I have a method which validates that a string is UTF-8; the first thing I do is use SplitBytes() on it.

As far as I understand correctly, PDF raw data always consists only of characters that cover the ASCII range. So it is a matter of converting Unicode strings into PDF readable ASCII encodings. But maybe @Javier_Menendez knows more about this!

Aha, but then this information already helps. Then it would probably be smart to pass the string to a MemoryBlock and then use the MemoryBlock to cycle through the bytes, right?

You could do that. As I said, in my method I use SplitBytes and produce a String array from that. Then I treat each element of this array as a byte for masking to ensure it’s within range.

If I’m reading it correctly, your PHP function is interpreting the bytes of a UTF8-encoded string to return an array of the Unicode code points it represents.

Xojo, being a Unicode-aware language, makes it unnecessary to jump through these hoops, so your function is as simple as this:

Function ToCodePoints (Extends s As String) As Integer()
  var arr() as integer
  for each char as string in s.Split( "" )
    arr.Add char.Asc
  next
  return arr
End Function

(Untested.)

2 Likes

I may be missing something, but it seems this whole exercise is to convert a UTF8 string to a UTF16BE string?

Why not use convertencoding? http://documentation.xojo.com/api/text/encoding_text/convertencoding.html

I just ran the PHP function and it does as I described, returns an array of Unicode code points.

1 Like

Humph. Perhaps the asc() function needs a new name, such as ToUnicodeValue(). I wouldn’t have automatically turned to asc() to give me the unicode code point value for a character.

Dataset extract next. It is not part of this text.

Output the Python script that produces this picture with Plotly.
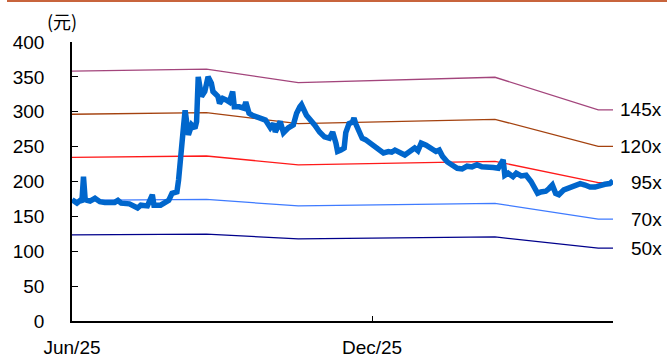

So, I did some more research on this. It looks like the code only works for characters between 0..255, but not for multibyte characters. This seems to be due to the PDF standard, which requires you to generate CMap font definitions for multibyte characters (Japanese, Thai, Emojis, etc.). All very very complicated. I hope so much that @Xojo an offer us something like this for PDFDocument very soon.